African leaders send ‘strong signal’ to Mali coup

BAMAKO, Mali — The heads of state of the countries neighboring Mali said Tuesday they want to send a "strong signal" to the mutinous soldiers who seized power last week, overturning over 20 years of democracy in this African nation.

Already, the United States, the European Union and France have cut off aid. Additional sanctions from the region would be a further blow to the junta. The regional Economic Community for West African states controls the common currency shared by nations in the region, and could cut off the supply of cash. Also if nearby Ivory Coast shut its border, Mali would quickly run out of gasoline.

In Abidjan, the capital of neighboring Ivory Coast, the chair of the 15-nation Economic Community of West African States, Ivorian President Alassane Ouattara, called on his peers to send a message to the mutinous soldiers who charged through the capital, looting the presidential palace and sending into hiding the nation's democratically elected president.

"Our position should consist of a number of actions that we carry out as quickly as possible. This position should be a strong signal, given from all of Africa and from the entire world," Ouattara said.

The pending decision by the body comes after France suspended all government cooperation with Mali, except for humanitarian aid. On Monday, State Department spokeswoman Victoria Nuland in Washington announced that the U.S. was cutting off roughly half the US$140 million in aid it gives Mali each year. She said military and other assistance would only resume when the African country's democratic government is restored.

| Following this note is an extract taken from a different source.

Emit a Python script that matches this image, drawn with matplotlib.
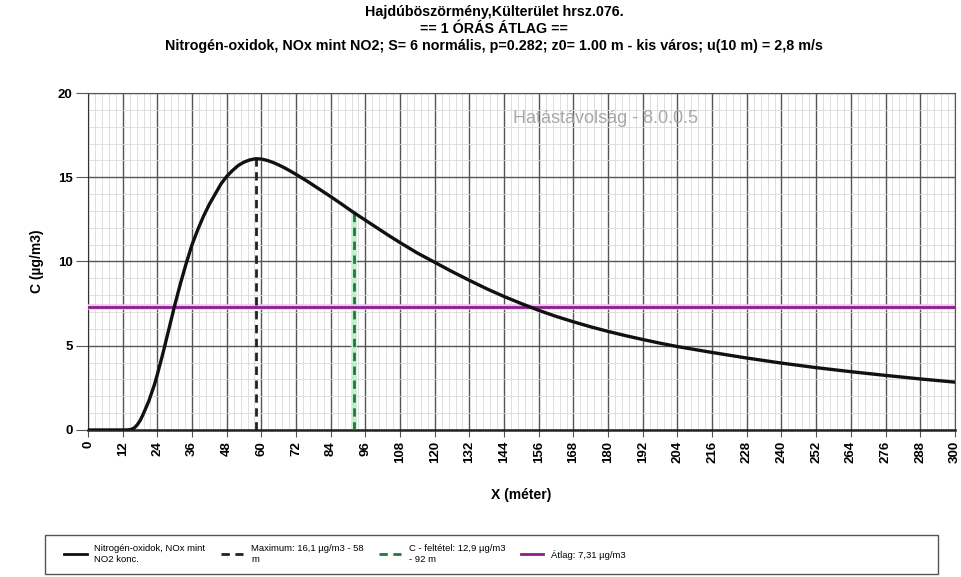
import matplotlib.pyplot as plt
from matplotlib.lines import Line2D
from matplotlib.patches import Rectangle
from matplotlib.ticker import MultipleLocator

plt.rcParams['font.family'] = ['Liberation Sans', 'DejaVu Sans']

# koncentracio gorbe (x m, C ug/m3), leolvasva
tav = [0, 12, 13, 14, 15, 16, 17, 18, 19, 20, 21, 22, 23, 24, 26, 28, 30, 32,
       34, 36, 38, 40, 42, 44, 46, 48, 50, 52, 54, 56, 58, 60, 62, 64, 66, 68,
       70, 72, 76, 80, 84, 88, 92, 96, 100, 104, 108, 114, 120, 126, 132, 138,
       144, 150, 156, 162, 168, 174, 180, 186, 192, 198, 204, 216, 228, 240,
       252, 264, 276, 288, 300]
konc = [0, 0, 0, 0.01, 0.04, 0.12, 0.3, 0.55, 0.9, 1.3, 1.7, 2.2, 2.7, 3.3,
        4.6, 6.0, 7.4, 8.7, 9.9, 11.0, 11.9, 12.7, 13.4, 14.0, 14.6, 15.05,
        15.4, 15.7, 15.9, 16.03, 16.1, 16.08, 16.0, 15.88, 15.73, 15.56, 15.37,
        15.17, 14.75, 14.3, 13.85, 13.38, 12.9, 12.45, 12.0, 11.55, 11.12,
        10.5, 9.95, 9.4, 8.88, 8.38, 7.92, 7.5, 7.1, 6.74, 6.42, 6.12, 5.85,
        5.6, 5.37, 5.15, 4.95, 4.6, 4.27, 3.97, 3.7, 3.46, 3.24, 3.03, 2.84]

max_x, max_c = 58, 16.1
felt_x, felt_c = 92, 12.9
atlag = 7.31

x_ticks = list(range(0, 301, 12))
y_ticks = [0, 5, 10, 15, 20]

fig = plt.figure(figsize=(9.61, 5.77), dpi=100)
ax = fig.add_axes([0.0916, 0.2548, 0.902, 0.584])

ax.set_xlim(0, 300)
ax.set_ylim(0, 20)
ax.set_xticks(x_ticks)
ax.set_yticks(y_ticks)
ax.xaxis.set_minor_locator(MultipleLocator(2.4))
ax.yaxis.set_minor_locator(MultipleLocator(1))
ax.grid(which='minor', color='#d9d9d9', lw=0.6)
ax.grid(which='major', color='#555555', lw=1.0)
ax.set_axisbelow(True)
ax.tick_params(which='minor', length=0)
ax.tick_params(axis='y', length=9, color='#555555', labelsize=9.5, pad=2)
ax.tick_params(axis='x', length=5, color='#555555', labelsize=9.5,
               labelrotation=90, pad=3)
for lab in ax.get_xticklabels() + ax.get_yticklabels():
    lab.set_fontweight('bold')
for s in ['top', 'right']:
    ax.spines[s].set_color('#555555')
ax.spines['left'].set_color('#333333')
ax.spines['bottom'].set_color('#222222')
ax.spines['bottom'].set_linewidth(1.8)

ax.plot([felt_x, felt_x], [0, felt_c], color='#c8ecd0', lw=4, zorder=2)
ax.plot([felt_x, felt_x], [0, felt_c], color='#1e7a3a', lw=2,
        dashes=(3, 2), zorder=3)
ax.axhline(atlag, color='#efc4ef', lw=4, zorder=3)
ax.axhline(atlag, color='#8a1f8a', lw=2, zorder=4)
ax.plot([max_x, max_x], [0, max_c], color='#222222', lw=2,
        dashes=(3, 2), zorder=4)
ax.plot(tav, konc, color='#111111', lw=2.4, zorder=5)

ax.text(179, 18.5, 'Hatástávolság - 8.0.0.5', color='#a8a8a8', fontsize=13,
        ha='center', va='center', zorder=6)

ax.set_xlabel('X (méter)', fontsize=10, fontweight='bold', labelpad=18)
ax.set_ylabel('C (µg/m3)', fontsize=10, fontweight='bold', labelpad=10)

fig.text(0.514, 0.992, 'Hajdúböszörmény,Külterület hrsz.076.\n'
         '== 1 ÓRÁS ÁTLAG ==\n'
         'Nitrogén-oxidok, NOx mint NO2; S= 6 normális, p=0.282; z0= 1.00 m - '
         'kis város; u(10 m) = 2,8 m/s',
         ha='center', va='top', fontsize=10.3, fontweight='bold',
         linespacing=1.3)

# jelmagyarazat
fig.patches.append(Rectangle((0.047, 0.005), 0.929, 0.068,
                             transform=fig.transFigure, fill=False,
                             ec='#555555', lw=1))
handles = [
    Line2D([], [], color='#111111', lw=2),
    Line2D([], [], color='#222222', lw=2, dashes=(3, 2)),
    Line2D([], [], color='#1e7a3a', lw=2, dashes=(3, 2)),
    Line2D([], [], color='#8a1f8a', lw=2),
]
labels = [
    'Nitrogén-oxidok, NOx mint\nNO2 konc.',
    'Maximum: 16,1 µg/m3 - 58\nm',
    'C - feltétel: 12,9 µg/m3\n- 92 m',
    'Átlag: 7,31 µg/m3',
]
fig.legend(handles, labels, loc='upper left', bbox_to_anchor=(0.06, 0.068),
           ncol=4, frameon=False, handlelength=2.4, handletextpad=0.8,
           columnspacing=1.6, borderpad=0.2,
           prop={'family': ['Liberation Sans Narrow', 'Liberation Sans'],
                 'size': 6.8})

plt.savefig('out.png', dpi=100)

The head of the regional body's commission, Kadre Desire Ouedraogo, said that the coup is a threat to the entire region.

"The security and political situation (in Mali) … dangerously threatens not only the peace and security in Mali but also the peace, stability and development of all the member countries of ECOWAS," he said.

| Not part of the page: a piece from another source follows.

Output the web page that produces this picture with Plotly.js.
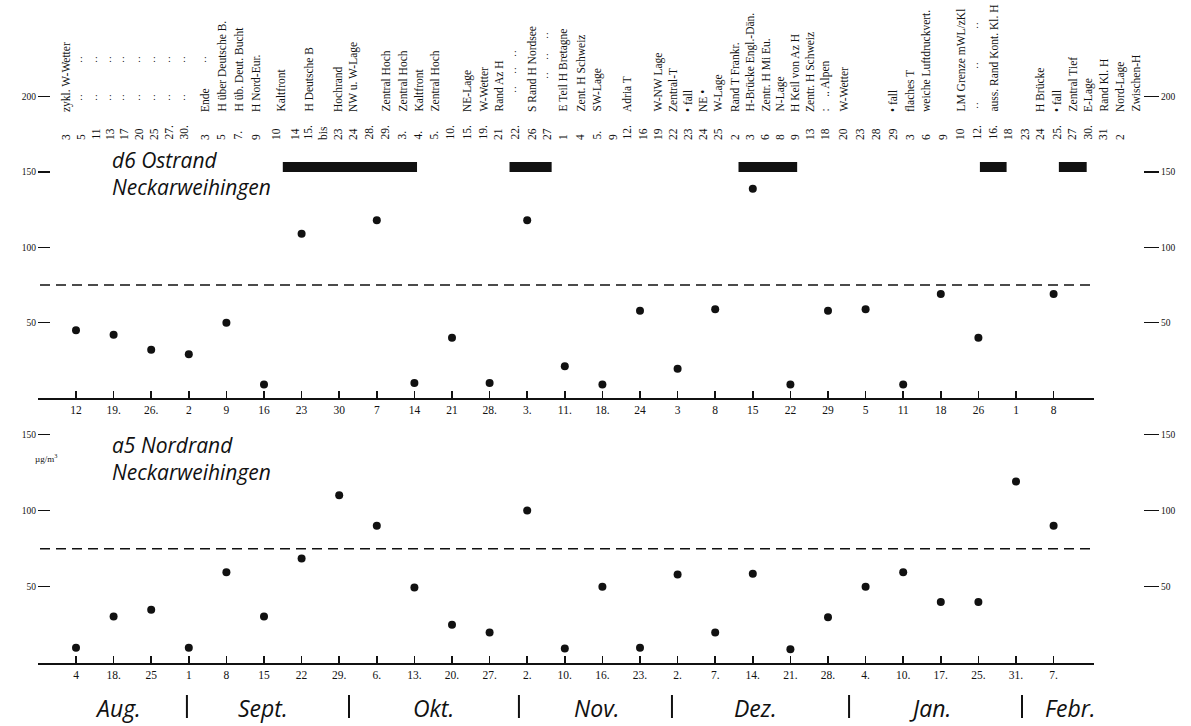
<!DOCTYPE html>
<html><head><meta charset="utf-8">
<script src="https://cdn.plot.ly/plotly-3.0.1.min.js"></script>
<style>html,body{margin:0;padding:0;background:#fff;}#chart{width:1191px;height:726px;}</style>
</head><body><div id="chart"></div>
<script>
// ---------------- DATA ----------------
const topTickLabels = ["12","19.","26.","2","9","16","23","30","7","14","21","28.","3.","11.","18.","24","3","8","15","22","29","5","11","18","26","1","8"];
const topValues = [45, 42, 32, 29, 50, 9, 109, null, 118, 10, 40, 10, 118, 21, 9, 58, 19.5, 59, 139, 9, 58, 59, 9, 69, 40, null, 69];
const bottomTickLabels = ["4","18.","25","1","8","15","22","29.","6.","13.","20.","27.","2.","10.","16.","23.","2.","7.","14.","21.","28.","4.","10.","17.","25.","31.","7."];
const bottomValues = [10, 30.5, 35, 10, 59.5, 30.5, 68.5, 110, 90, 49.5, 25, 20, 100, 9.5, 50, 10, 58, 20, 58.5, 9, 30, 50, 59.5, 40, 40, 119, 90];
const limitValue = 75;
const periodStart = [5.5, 11.53, 17.62, 24.04, 26.14];
const periodEnd   = [9.07, 12.65, 19.18, 24.75, 26.88];
const topTitle = ["d6 Ostrand", "Neckarweihingen"];
const bottomTitle = ["a5 Nordrand", "Neckarweihingen"];
const unitLabel = "µg/m<sup>3</sup>";
const topYTicks = [50, 100, 150, 200];
const bottomYTicks = [50, 100, 150];
const monthNames = ["Aug.","Sept.","Okt.","Nov.","Dez.","Jan.","Febr."];
const monthBreaks = [2.95, 7.26, 11.78, 15.85, 20.56, 25.16];
const headerDates = ["3","5","11","13","17","20","25","27.","30.",
  "3","5","7.","9","10","14","15.","bis","23","24","28.","29.",
  "3.","4.","5.","10.","15.","19.","21","22.","26","27",
  "1","4","5.","9","12.","16","19","22","23","24","25",
  "2","3","6","8","9","13","18","20","23","28","29",
  "3","6","9","10","12.","16.","18","23","24","25.","27","30.","31",
  "2",""];
const headerLabels = ["zykl. W-Wetter","","","","","","","","",
  "Ende","H über Deutsche B.","H üb. Deut. Bucht","H Nord-Eur.","Kaltfront","","H Deutsche B","","Hochrand","NW u. W-Lage","","Zentral Hoch",
  "Zentral Hoch","Kaltfront","Zentral Hoch","","NE-Lage","W-Wetter","Rand Az H","","S Rand H Nordsee","",
  "E Teil H Bretagne","Zent. H Schweiz","SW-Lage","","Adria T","","W-NW Lage","Zentral-T","• fall","NE •","W-Lage",
  "Rand T Frankr.","H-Brücke Engl.-Dän.","Zentr. H Mi Eu.","N-Lage","H Keil von Az H","Zentr. H Schweiz",":    .. Alpen","W-Wetter","","","• fall",
  "flaches T","weiche Luftdruckvert.","","LM Grenze mWL/zKl","","auss. Rand Kont. Kl. H","","","H Brücke","• fall","Zentral Tief","E-Lage","Rand Kl. H",
  "Nord-Lage","Zwischen-H"];

// ---------------- LAYOUT CONSTANTS ----------------
const W = 1191, H = 726;
const px = v => v / W, py = v => 1 - v / H;
const tick0 = 76, tickStep = 37.6;
const idx = p => (p - tick0) / tickStep;
const xRange = [idx(38), idx(1094)];
const topZero = 398, topScale = 1.506;
const botZero = 663, botScale = 1.525;
const headerX = [66,81,96,110,124,139,154,169,184,
  205,221,238,256,276,295,308,323,338,353,369,385,
  402,418,434,450,467,483,498,515,532,547,
  563,580,597,613,627,643,658,673,688,703,718,
  735,750,765,780,795,810,825,843,860,876,893,
  910,926,943,960,977,993,1008,1025,1040,1057,1072,1088,1103,
  1120,1135];
const labelShift = {13: 4};
const dittoMarks = [];
for (let k = 1; k <= 8; k++) { dittoMarks.push([k, 58]); dittoMarks.push([k, 97]); }
dittoMarks.push([9, 58]);
[52, 70, 88].forEach(y => dittoMarks.push([28, y]));
[35, 55, 75].forEach(y => dittoMarks.push([30, y]));
[25, 65, 105].forEach(y => dittoMarks.push([57, y]));
const monthLabelX = [1.12, 4.97, 9.5, 13.86, 18.08, 22.71, 26.46];
const barLevel = (topZero - 167) / topScale;

const serif = "Liberation Serif, Times New Roman, serif";
const sans = "Open Sans, DejaVu Sans, sans-serif";
const ink = "#111";

const idxArr = topTickLabels.map((_, i) => i);

// ---------------- TRACES ----------------
const barX = [], barY = [];
periodStart.forEach((s, i) => { barX.push(s, periodEnd[i], null); barY.push(barLevel, barLevel, null); });

const traces = [
  {x: idxArr, y: topValues, xaxis: "x", yaxis: "y", mode: "markers", type: "scatter",
   marker: {color: ink, size: 8}, hoverinfo: "skip", cliponaxis: false},
  {x: bottomTickLabels.map((_, i) => i), y: bottomValues, xaxis: "x2", yaxis: "y2", mode: "markers", type: "scatter",
   marker: {color: ink, size: 8}, hoverinfo: "skip", cliponaxis: false},
  {x: barX, y: barY, xaxis: "x", yaxis: "y", mode: "lines", type: "scatter",
   line: {color: ink, width: 10}, hoverinfo: "skip"},
  {x: [0], y: [null], xaxis: "x", yaxis: "y3", mode: "markers", type: "scatter", hoverinfo: "skip"},
  {x: [0], y: [null], xaxis: "x2", yaxis: "y4", mode: "markers", type: "scatter", hoverinfo: "skip"}
];

// ---------------- AXES ----------------
const xBase = {
  domain: [px(38), px(1094)], range: xRange, showgrid: false, zeroline: false,
  showline: true, linewidth: 2, linecolor: ink,
  ticks: "inside", ticklen: 7, tickwidth: 1.5, tickcolor: ink,
  tickmode: "array", tickvals: idxArr,
  tickfont: {family: serif, size: 11.5, color: ink}, fixedrange: true
};
const yBase = {
  showgrid: false, zeroline: false, showline: false,
  ticks: "outside", tickwidth: 1.3, tickcolor: ink, tickmode: "array",
  tickfont: {family: serif, size: 9.5, color: ink}, anchor: "free", fixedrange: true
};

const layout = {
  width: W, height: H, margin: {l: 0, r: 0, t: 0, b: 0},
  paper_bgcolor: "#fff", plot_bgcolor: "rgba(0,0,0,0)", showlegend: false,
  xaxis: Object.assign({}, xBase, {anchor: "y", ticktext: topTickLabels}),
  xaxis2: Object.assign({}, xBase, {anchor: "y2", ticktext: bottomTickLabels}),
  yaxis: Object.assign({}, yBase, {domain: [py(topZero), 1], range: [0, topZero / topScale],
    position: px(50), side: "left", ticklen: 12, tickvals: topYTicks, ticktext: topYTicks.map(String)}),
  yaxis3: Object.assign({}, yBase, {overlaying: "y", range: [0, topZero / topScale],
    position: px(1143), side: "right", ticklen: 15, tickvals: topYTicks, ticktext: topYTicks.map(String)}),
  yaxis2: Object.assign({}, yBase, {domain: [py(botZero), py(420)], range: [0, (botZero - 420) / botScale],
    position: px(50), side: "left", ticklen: 12, tickvals: bottomYTicks, ticktext: bottomYTicks.map(String)}),
  yaxis4: Object.assign({}, yBase, {overlaying: "y2", range: [0, (botZero - 420) / botScale],
    position: px(1143), side: "right", ticklen: 15, tickvals: bottomYTicks, ticktext: bottomYTicks.map(String)}),
  shapes: [],
  annotations: []
};

// threshold lines
[["y", limitValue], ["y2", limitValue]].forEach(([yr, v]) => {
  layout.shapes.push({type: "line", xref: "paper", yref: yr, x0: px(40), x1: px(1093), y0: v, y1: v,
    line: {color: ink, width: 1.5, dash: "10px,6px"}});
});
// month separators
monthBreaks.forEach(m => {
  layout.shapes.push({type: "line", xref: "x2", yref: "paper", x0: m, x1: m, y0: py(718), y1: py(695),
    line: {color: ink, width: 2}});
});
// month names
monthNames.forEach((m, i) => {
  layout.annotations.push({xref: "x2", yref: "paper", x: monthLabelX[i], y: py(708), text: "<i>" + m + "</i>",
    showarrow: false, xanchor: "center", yanchor: "middle", font: {family: sans, size: 23, color: ink}});
});
// panel titles
function addTitle(lines, x, yc) {
  layout.annotations.push({xref: "paper", yref: "paper", x: px(x), y: py(yc),
    text: "<i>" + lines[0] + "<br>" + lines[1] + "</i>", align: "left",
    showarrow: false, xanchor: "left", yanchor: "middle", font: {family: sans, size: 21, color: ink}});
}
addTitle(topTitle, 110, 174);
addTitle(bottomTitle, 110, 458);
layout.annotations.push({xref: "paper", yref: "paper", x: px(46), y: py(458), text: unitLabel,
  showarrow: false, xanchor: "center", yanchor: "middle", font: {family: serif, size: 9, color: ink}});

// header: dates & weather situations
headerDates.forEach((d, k) => {
  if (!d) return;
  layout.annotations.push({xref: "paper", yref: "paper", x: px(headerX[k]), y: py(142), text: d,
    textangle: -90, showarrow: false, xanchor: "center", yanchor: "bottom",
    font: {family: serif, size: 11.5, color: ink}});
});
headerLabels.forEach((t, k) => {
  if (!t) return;
  layout.annotations.push({xref: "paper", yref: "paper", x: px(headerX[k] + (labelShift[k] || 0)), y: py(114), text: t,
    textangle: -90, showarrow: false, xanchor: "center", yanchor: "bottom",
    font: {family: serif, size: 11.5, color: ink}});
});
dittoMarks.forEach(([k, y]) => {
  layout.annotations.push({xref: "paper", yref: "paper", x: px(headerX[k]), y: py(y), text: ":",
    showarrow: false, xanchor: "center", yanchor: "middle", font: {family: serif, size: 10, color: ink}});
});

Plotly.newPlot("chart", traces, layout, {displayModeBar: false, staticPlot: true});
</script>
</body></html>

Outside of the conference center in Abidjan where the meeting was in process, hundreds of demonstrators from Mali called on the delegation to take action.

"We do not recognize the soldiers as our leaders. We do not recognize them today, tomorrow or next year," shouted Amadou Maga, a Malian who lives in Abidjan.

Mohamed Decko, the head of a Malian association, wearing a shirt with the image of ousted President Amadou Toumani Toure, said: "We want the soldiers back in their barracks. … This coup is putting Mali back 20 years."

It was 21 years ago in 1991 that Toure ousted the country's military leader in a coup d'etat that came after months of protests. The former general, who once headed the country's parachute commandos, was dubbed "The Soldier of Democracy," after he handed power to civilians a year later, then retreated from public life.

He remerged to win the 2002 and 2007 elections, and was due to retire at the end of his term next month.

Toure, whose whereabouts since the coup remain unknown, began losing support when an al-Qaida-linked terror cell implanted itself in northern Mali starting in 2003. He is accused of turning a blind eye, while diplomatic cables suggest the government entered into a pact of nonaggression with the terrorists for fear they would strike the capital in revenge.

It was in January that Toure's popularity hit a new low, after a Tuareg uprising began in the country's north. Again Toure did not respond forcefully, and when he finally sent troops to fight the insurgents, they were ill-equipped. Some did not even have enough food.

The group of soldiers that led the attack last week said that it was Toure's failure and incompetence in dealing with the two-month-old insurgency that pushed them to seize power.

The spokesman for the French Foreign Ministry said on Tuesday confirmed that France's ambassador in Bamako had spoken by telephone with the Malian leader. The ministry spokesman, Bernard Valero, said that during the telephone conversation, Amadou Toumani Toure "gave reassurances about himself and those close to him."

Valero refused to say where Toure was when he spoke with Ambassador Christian Rouyer.

Also on Tuesday, the acting head of the European Union delegation in Mali met Captain Amadou Haya Sanogo, the coup leader, to press for a return to constitutional rule.

"I saw Captain Sanogo this morning and told him that we expect him to find a solution to the current situation that keeps as closely as possible to the constitution," said Bertrand Soret.